# A new marketing tool for Woodworkers



## Chipncut (Aug 18, 2006)

Rockler has introduced a marketing site for woodworkers who want to sell their work.

*Check this out.*


----------



## matt1970 (Mar 28, 2007)

that is great…i clicked on the actual site…and it looks like it would be a great help to those selling…


----------



## hinklephil (Feb 4, 2010)

I would like to hear from any LJ's that have tried it. Looks to me like it would work. At least the folks logging on are looking for what we do.


----------



## a1Jim (Aug 9, 2008)

Thanks Dick


----------



## Chipncut (Aug 18, 2006)

I don't sell anything, but I thought some other LJs would be interested.
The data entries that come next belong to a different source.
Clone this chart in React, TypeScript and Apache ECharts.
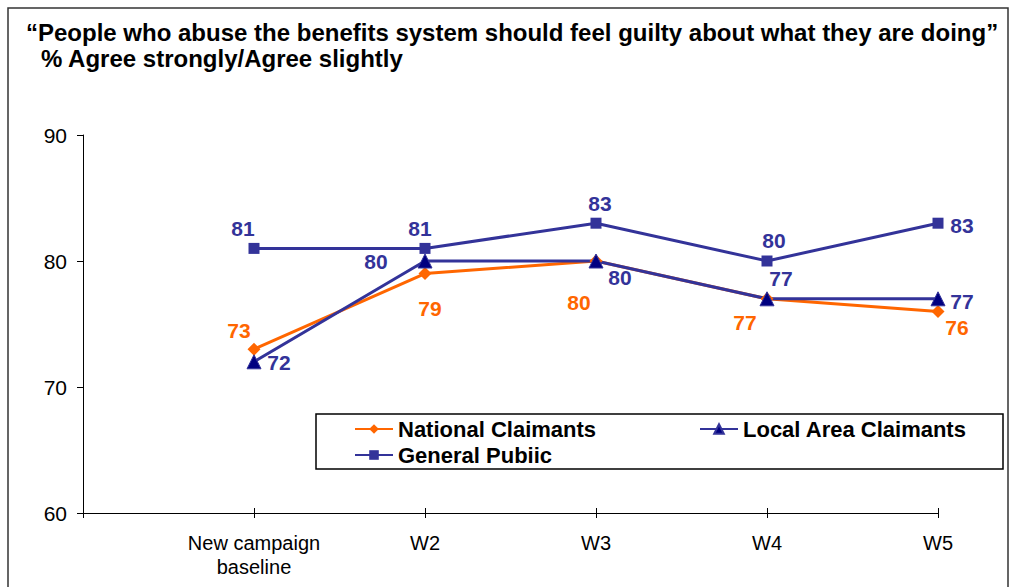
import React, { useEffect, useRef } from "react";
import * as echarts from "echarts";

const categories = ["", "New campaign\nbaseline", "W2", "W3", "W4", "W5"];
const nationalClaimants = [73, 79, 80, 77, 76];
const localAreaClaimants = [72, 80, 80, 77, 77];
const generalPublic = [81, 81, 83, 80, 83];
const yTicks = [60, 70, 80, 90];

const ORANGE = "#FF6600";
const NAVY = "#333399";
const DARKNAVY = "#000080";
const FONT = "'Liberation Sans', Arial, sans-serif";

const nationalOffsets = [[-15, -19], [5, 35], [-17, 41], [-22, 24], [19, 16]];
const localOffsets = [[25, 1], [-49, 0], [24, 16], [14, -20], [24, 3]];
const generalOffsets = [[-11, -20], [-5, -20], [4, -20], [7, -21], [24, 2]];

function buildData(values: number[], offsets: number[][]) {
  return [null as any].concat(
    values.map((v, i) => ({ value: v, label: { offset: offsets[i] } }))
  );
}

export default function App() {
  const ref = useRef<HTMLDivElement>(null);
  useEffect(() => {
    document.body.style.margin = "0";
    const chart = echarts.init(ref.current!, null, { renderer: "svg" });
    const labelBase = (color: string) => ({
      show: true,
      position: "inside",
      color,
      fontSize: 21,
      fontWeight: "bold",
      fontFamily: FONT,
      align: "center",
      verticalAlign: "middle",
    });
    const legendText = { fontSize: 22, fontWeight: "bold", color: "#000", fontFamily: FONT };
    chart.setOption({
      animation: false,
      backgroundColor: "#ffffff",
      textStyle: { fontFamily: FONT },
      title: [
        {
          text: "\u201CPeople who abuse the benefits system should feel guilty about what they are doing\u201D",
          left: 26,
          top: 20,
          padding: 0,
          textStyle: { fontSize: 24, fontWeight: "bold", color: "#000", fontFamily: FONT },
        },
        {
          text: "% Agree strongly/Agree slightly",
          left: 41,
          top: 46,
          padding: 0,
          textStyle: { fontSize: 24, fontWeight: "bold", color: "#000", fontFamily: FONT },
        },
      ],
      graphic: [
        {
          type: "rect",
          shape: { x: 8, y: 8, width: 1000, height: 620 },
          style: { fill: "none", stroke: "#333", lineWidth: 1.5 },
          silent: true,
        },
        {
          type: "rect",
          shape: { x: 316, y: 414, width: 687, height: 55 },
          style: { fill: "#fff", stroke: "#000", lineWidth: 1.5 },
          z: 3,
          silent: true,
        },
      ],
      legend: [
        {
          data: ["National Claimants"],
          left: 354,
          top: 418,
          padding: 0,
          itemWidth: 38,
          itemHeight: 12,
          z: 5,
          textStyle: legendText,
        },
        {
          data: ["Local Area Claimants"],
          left: 699,
          top: 418,
          padding: 0,
          itemWidth: 38,
          itemHeight: 12,
          z: 5,
          textStyle: legendText,
        },
        {
          data: ["General Pubiic"],
          left: 354,
          top: 444,
          padding: 0,
          itemWidth: 38,
          itemHeight: 12,
          z: 5,
          textStyle: legendText,
        },
      ],
      grid: { left: 83, top: 135, width: 855, height: 378, containLabel: false },
      xAxis: [
        {
          type: "category",
          data: categories,
          boundaryGap: false,
          axisLine: { show: true, lineStyle: { color: "#000", width: 1 } },
          axisTick: { show: true, inside: false, length: 5, lineStyle: { color: "#000" } },
          axisLabel: {
            color: "#000",
            fontSize: 20,
            lineHeight: 24,
            margin: 18,
            fontFamily: FONT,
            interval: 0,
          },
          splitLine: { show: false },
        },
        {
          type: "category",
          data: categories,
          boundaryGap: false,
          position: "bottom",
          axisLine: { show: false },
          axisTick: { show: true, inside: true, length: 5, lineStyle: { color: "#000" } },
          axisLabel: { show: false },
          splitLine: { show: false },
        },
      ],
      yAxis: {
        type: "value",
        min: yTicks[0],
        max: yTicks[yTicks.length - 1],
        interval: 10,
        axisLine: { show: true, lineStyle: { color: "#000", width: 1 } },
        axisTick: { show: true, inside: false, length: 6, lineStyle: { color: "#000" } },
        axisLabel: { color: "#000", fontSize: 21, margin: 16, fontFamily: FONT },
        splitLine: { show: false },
      },
      series: [
        {
          name: "General Pubiic",
          type: "line",
          data: buildData(generalPublic, generalOffsets),
          symbol: "rect",
          symbolSize: 11,
          lineStyle: { color: NAVY, width: 3 },
          itemStyle: { color: NAVY },
          label: labelBase(NAVY),
          z: 2,
        },
        {
          name: "National Claimants",
          type: "line",
          data: buildData(nationalClaimants, nationalOffsets),
          symbol: "diamond",
          symbolSize: 13,
          lineStyle: { color: ORANGE, width: 3 },
          itemStyle: { color: ORANGE },
          label: labelBase(ORANGE),
          z: 2,
        },
        {
          name: "Local Area Claimants",
          type: "line",
          data: buildData(localAreaClaimants, localOffsets),
          symbol: "triangle",
          symbolSize: 14,
          lineStyle: { color: NAVY, width: 3 },
          itemStyle: { color: DARKNAVY, borderColor: NAVY, borderWidth: 1 },
          label: labelBase(NAVY),
          z: 2,
        },
      ],
    });
    return () => chart.dispose();
  }, []);
  return <div ref={ref} style={{ width: 1013, height: 587 }} />;
}
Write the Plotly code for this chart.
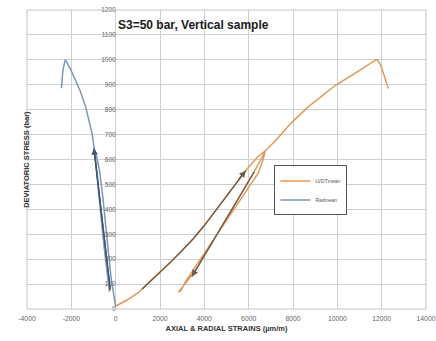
import plotly.graph_objects as go

# ---------------- data ----------------
# LVDTmean (axial) : loading, unloading loop, reloading, final loading
lvdt_x = [0, 500, 1000, 1500, 2000, 2500, 3000, 3500, 4000, 4500, 5000, 5500, 6000, 6400, 6750,
          6550, 6250, 5580, 4910, 4240, 3640, 3300, 3050, 2835,
          2950, 3150, 3750, 4500, 5250, 6000, 6430, 6650, 6750,
          7250, 7900, 8700, 9900, 10900, 11700, 11800, 11950, 12100, 12300]
lvdt_y = [12, 35, 65, 105, 148, 190, 235, 282, 335, 395, 455, 515, 570, 610, 635,
          600, 551, 450, 350, 250, 160, 120, 90, 68,
          75, 110, 190, 290, 390, 490, 545, 600, 635,
          679, 745, 812, 897, 952, 998, 1000, 980, 940, 885]

# Radmean (radial)
rad_x = [0, -100, -200, -330, -450, -580, -720, -850, -960,
         -900, -790, -650, -510, -400, -320, -280,
         -340, -450, -580, -700, -810, -900, -960,
         -1065, -1200, -1365, -1600, -1815, -2050, -2265, -2330, -2390, -2445]
rad_y = [10, 60, 120, 230, 340, 450, 550, 610, 640,
         580, 480, 360, 240, 150, 90, 70,
         110, 200, 310, 420, 520, 600, 640,
         705, 760, 815, 875, 920, 965, 1000, 980, 950, 886]

# hand-drawn direction arrows (overlay segments)
arrow_up_x = [1200, 1500, 2000, 2500, 3000, 3500, 4000, 4500, 5000, 5500, 5865]
arrow_up_y = [80, 105, 148, 190, 235, 282, 335, 395, 455, 515, 555]
arrow_down_x = [6255, 5580, 4910, 4240, 3640, 3435]
arrow_down_y = [551, 450, 350, 250, 160, 130]
arrow_rad_x = [-240, -980]
arrow_rad_y = [76, 645]

x_ticks = [-4000, -2000, 0, 2000, 4000, 6000, 8000, 10000, 12000, 14000]
x_labels = [str(v) for v in x_ticks]
y_ticks = list(range(0, 1300, 100))
y_labels = [str(v) for v in y_ticks]

ORANGE = "#E3995A"
BLUE = "#7f96b6"
DARK_BROWN = "#6a5848"
DARK_BLUE = "#3f5572"

fig = go.Figure()
fig.add_trace(go.Scatter(x=lvdt_x, y=lvdt_y, mode="lines", name="LVDTmean",
                         line=dict(color=ORANGE, width=1.5)))
fig.add_trace(go.Scatter(x=rad_x, y=rad_y, mode="lines", name="Radmean",
                         line=dict(color=BLUE, width=1.5)))
fig.add_trace(go.Scatter(x=arrow_up_x, y=arrow_up_y, mode="lines", showlegend=False,
                         line=dict(color=DARK_BROWN, width=1.3)))
fig.add_trace(go.Scatter(x=arrow_down_x, y=arrow_down_y, mode="lines", showlegend=False,
                         line=dict(color=DARK_BROWN, width=1.3)))
fig.add_trace(go.Scatter(x=arrow_rad_x, y=arrow_rad_y, mode="lines", showlegend=False,
                         line=dict(color=DARK_BLUE, width=1.3)))

# arrowheads
def head(xs, ys, color):
    fig.add_annotation(x=xs[-1], y=ys[-1], ax=xs[-2], ay=ys[-2], xref="x", yref="y",
                       axref="x", ayref="y", showarrow=True, arrowhead=2,
                       arrowsize=1, arrowwidth=1.3, arrowcolor=color, text="",
                       standoff=0)

head(arrow_up_x, arrow_up_y, DARK_BROWN)
head(arrow_down_x, arrow_down_y, DARK_BROWN)
head(arrow_rad_x, arrow_rad_y, DARK_BLUE)

# title inside plot
fig.add_annotation(x=0, y=1138, xref="x", yref="y", xanchor="left", yanchor="middle",
                   text="<b>S3=50 bar, Vertical sample</b>", showarrow=False,
                   font=dict(family="Liberation Sans, Arial", size=12, color="#1a1a1a"))
# y-axis title
fig.add_annotation(x=-0.018, y=0.5, xref="paper", yref="paper", textangle=-90,
                   text="<b>DEVIATORIC STRESS (bar)</b>", showarrow=False,
                   font=dict(family="Liberation Sans, Arial", size=7.5, color="#333"))

# plot border
fig.add_shape(type="rect", xref="x domain", yref="y domain", x0=0, x1=1, y0=0, y1=1,
              line=dict(color="#c4c4c4", width=1))

fig.update_layout(
    width=436, height=341,
    margin=dict(l=27, r=10, t=10, b=32, autoexpand=False),
    paper_bgcolor="white", plot_bgcolor="white",
    font=dict(family="Liberation Sans, Arial", color="#555"),
    xaxis=dict(range=[-4000, 14000], tickvals=x_ticks, ticktext=x_labels, showgrid=True,
               gridcolor="#cfcfcf", gridwidth=1, zeroline=False, showline=False,
               tickfont=dict(size=6.8, color="#666"), ticks="", ticklabelstandoff=4,
               ticklabeloverflow="allow", automargin=False,
               title=dict(text="<b>AXIAL & RADIAL STRAINS (µm/m)</b>", standoff=4,
                          font=dict(size=7.5, color="#333"))),
    yaxis=dict(range=[0, 1200], tickvals=y_ticks, ticktext=y_labels, showgrid=True,
               gridcolor="#cfcfcf", gridwidth=1, zeroline=False, showline=False,
               anchor="free", position=4000 / 18000, ticks="",
               ticklabeloverflow="allow", automargin=False,
               tickfont=dict(size=6.5, color="#666")),
    legend=dict(x=0.62, y=0.48, xanchor="left", yanchor="top",
                bgcolor="white", bordercolor="#555", borderwidth=1,
                font=dict(size=5, color="#555"), itemwidth=30,
                tracegroupgap=0),
    showlegend=True,
)

fig.write_html("out.html", config={"displayModeBar": False},
               post_script="document.body.style.margin='0';document.body.style.overflow='hidden';")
I'm sure Rockler has a lot of potential buyers looking at this.


----------



## Woodwrecker (Aug 11, 2008)

Great resource Dick.
Thanks.


----------



## williams (Feb 21, 2010)

The site is ad supported and they still want your $195/year. Sounds like a money grab to me. Why not just take some % of actual sale. Could be wrong, it may be best thing ever. Just a first impression.


----------



## dfletcher (Jan 14, 2010)

Yea, I've seen it and am a fan of it on Facebook, but I just can't afford it right now. Seems like a good idea, though.


----------



## Tribalwind (Sep 30, 2009)

interesting. but wow 2 bills a year eh? Doh! and a premier plan is $700.
to me seems like the craft vending sites like etsy, 
only people going there are mostly other craftsmen (to compare ,or copy others),or those you point there yourself…

just joined the Art-Fire site, havent listed anything yet. but a basic account is free and no %'s on sales.

edit: ok so it's linked somehow to custommade.com 
which i suppose does have lot of buying traffic.


----------